I'm going to go out on a limb here and read this combination of sefirot, The Hod in Gevurah, in a way that’s somewhat different than the (far more knowledgable) teachers we've been consulting up until today...

To create beauty in any aspect of our lives requires a choice between doing and holding back. (Once again, the issue of balance comes to the fore!) In a musical composition, the silence between the notes is at least as important as the notes themselves. In creating a work of visual art, deciding what to leave out and when to stop adding to the work is as important as knowing what to put in. Leave out too much and the message is lost. Put in too much and the result is something that is, in the classic and nearly untranslatable Yiddish slang, "ungepatchket," which means something like "cluttered up, rococo, overdone..."

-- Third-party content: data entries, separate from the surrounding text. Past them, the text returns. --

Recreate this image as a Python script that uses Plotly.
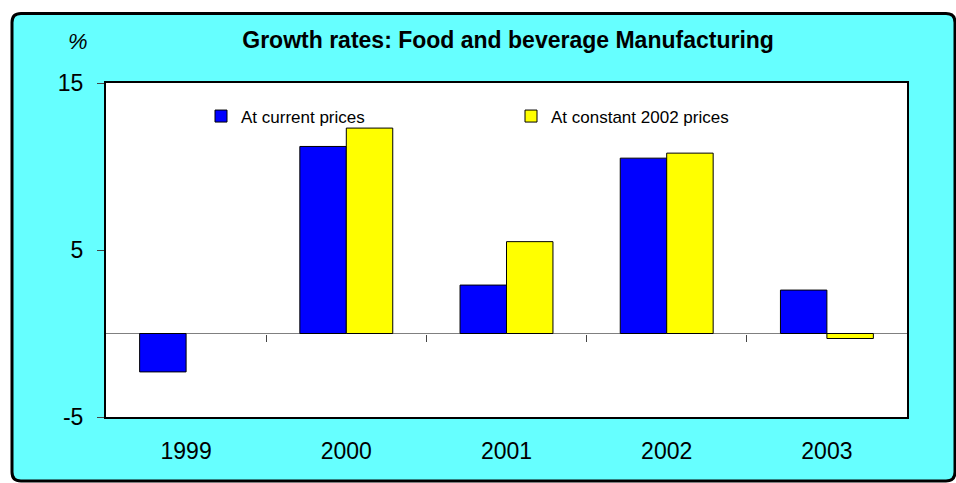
import plotly.graph_objects as go

# Annual growth rates (%) of food and beverage manufacturing
years = ["1999", "2000", "2001", "2002", "2003"]
current_prices = [-2.3, 11.2, 2.9, 10.5, 2.6]
constant_2002_prices = [None, 12.3, 5.5, 10.8, -0.3]
series_names = ["At current prices", "At constant 2002 prices"]
y_ticks = [-5, 5, 15]
y_tick_text = ["-5", "5", "15"]

W, H = 956, 483
ML, MR, MT, MB = 106, 49, 83, 66
PW, PH = W - ML - MR, H - MT - MB
FONT = "Liberation Sans"
CYAN = "#66FFFF"


def px_to_paper(x, y):
    return (x - ML) / PW, (H - MB - y) / PH


def rounded_box(x0, y0, x1, y1, r):
    pts = [
        ("M", x0 + r, y0), ("L", x1 - r, y0), ("Q", x1, y0, x1, y0 + r),
        ("L", x1, y1 - r), ("Q", x1, y1, x1 - r, y1),
        ("L", x0 + r, y1), ("Q", x0, y1, x0, y1 - r),
        ("L", x0, y0 + r), ("Q", x0, y0, x0 + r, y0),
    ]
    out = []
    for p in pts:
        if p[0] == "Q":
            a = px_to_paper(p[1], p[2])
            b = px_to_paper(p[3], p[4])
            out.append(f"Q{a[0]:.5f},{a[1]:.5f} {b[0]:.5f},{b[1]:.5f}")
        else:
            a = px_to_paper(p[1], p[2])
            out.append(f"{p[0]}{a[0]:.5f},{a[1]:.5f}")
    return " ".join(out) + " Z"


fig = go.Figure()
fig.add_trace(go.Bar(
    x=years, y=current_prices, name=series_names[0],
    marker=dict(color="#0000FF", line=dict(color="#000000", width=1)),
))
fig.add_trace(go.Bar(
    x=years, y=constant_2002_prices, name=series_names[1],
    marker=dict(color="#FFFF00", line=dict(color="#000000", width=1)),
))

# Category divider ticks sitting on the zero line
n = len(years)
divider_pos = [i + 0.5 for i in range(n - 1)]
fig.add_trace(go.Scatter(
    x=divider_pos, y=[0] * len(divider_pos), xaxis="x2", yaxis="y",
    mode="markers", marker=dict(opacity=0), showlegend=False, hoverinfo="skip",
))

zero_pos = (0 - y_ticks[0]) / (y_ticks[-1] - y_ticks[0])

fig.update_layout(
    width=W, height=H,
    margin=dict(l=ML, r=MR, t=MT, b=MB, pad=0),
    paper_bgcolor="white",
    plot_bgcolor="white",
    barmode="group",
    bargap=0.42,
    bargroupgap=0,
    font=dict(family=FONT, color="black"),
    title=dict(
        text="Growth rates: Food and beverage Manufacturing",
        font=dict(family=FONT, size=23, weight="bold", color="black"),
        x=0.502, xref="paper", xanchor="center",
        y=1 - 40 / H, yref="container", yanchor="middle",
    ),
    xaxis=dict(
        type="category", categoryorder="array", categoryarray=years,
        range=[-0.5, n - 0.5],
        showline=True, linecolor="black", linewidth=2, mirror=True,
        ticks="", showgrid=False,
        tickfont=dict(family=FONT, size=23, color="black"),
        ticklabelstandoff=12,
    ),
    xaxis2=dict(
        overlaying="x", anchor="free", position=zero_pos,
        range=[-0.5, n - 0.5], showgrid=False, zeroline=False,
        showline=False, showticklabels=False,
        tickvals=divider_pos, ticks="outside", ticklen=7,
        tickcolor="#444444", tickwidth=1,
    ),
    yaxis=dict(
        range=[y_ticks[0], y_ticks[-1]], tickvals=y_ticks, ticktext=y_tick_text,
        showline=True, linecolor="black", linewidth=2, mirror=True,
        ticks="outside", ticklen=7, tickcolor="#444444", tickwidth=1,
        showgrid=False,
        zeroline=True, zerolinecolor="#808080", zerolinewidth=1,
        tickfont=dict(family=FONT, size=23, color="black"),
        ticklabelstandoff=9,
    ),
    legend=dict(
        orientation="h",
        x=(201 - ML) / PW, xanchor="left",
        y=px_to_paper(0, 98.5)[1], yanchor="top",
        bgcolor="rgba(0,0,0,0)",
        font=dict(family=FONT, size=17, color="black"),
        itemwidth=30,
        entrywidth=265, entrywidthmode="pixels",
        traceorder="normal",
    ),
    shapes=[
        dict(
            type="path", xref="paper", yref="paper", layer="below",
            path=rounded_box(12, 13.5, 955, 481, 9),
            fillcolor=CYAN, line=dict(color="black", width=3),
        ),
        dict(
            type="rect", xref="paper", yref="paper", layer="below",
            x0=0, x1=1, y0=0, y1=1,
            fillcolor="white", line=dict(width=0),
        ),
    ],
    annotations=[
        dict(
            text="%", xref="paper", yref="paper",
            x=px_to_paper(77.5, 0)[0], y=px_to_paper(0, 42)[1],
            xanchor="center", yanchor="middle", showarrow=False,
            font=dict(family=FONT, size=22, style="italic", color="black"),
        ),
    ],
)

fig.write_html("out.html")
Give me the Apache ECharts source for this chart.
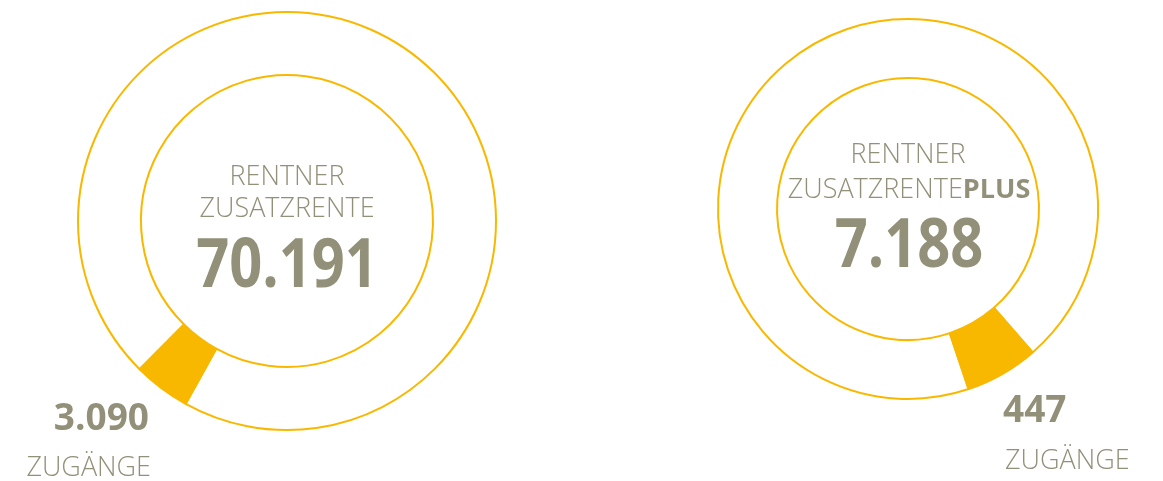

A Friday night mediation the "old" Gates Of Prayer siddur:

An artist in the course of painting will pause, lay aside the brush, step back from the canvas, and consider what needs to be done, what direction is to be taken. So does each of us on this Sabbath eve pause to reflect. As I hope to make my life a work of art, so may this hour of worship help me to turn back to the canvas of life, to pain the portrait of my highest self.


Think about a "less is more" choice that you have made that turned out well. Where was the Hod, the beauty in the result?

During this pandemic, what are the unique opportunities presented to us to beautify our lives and those of others?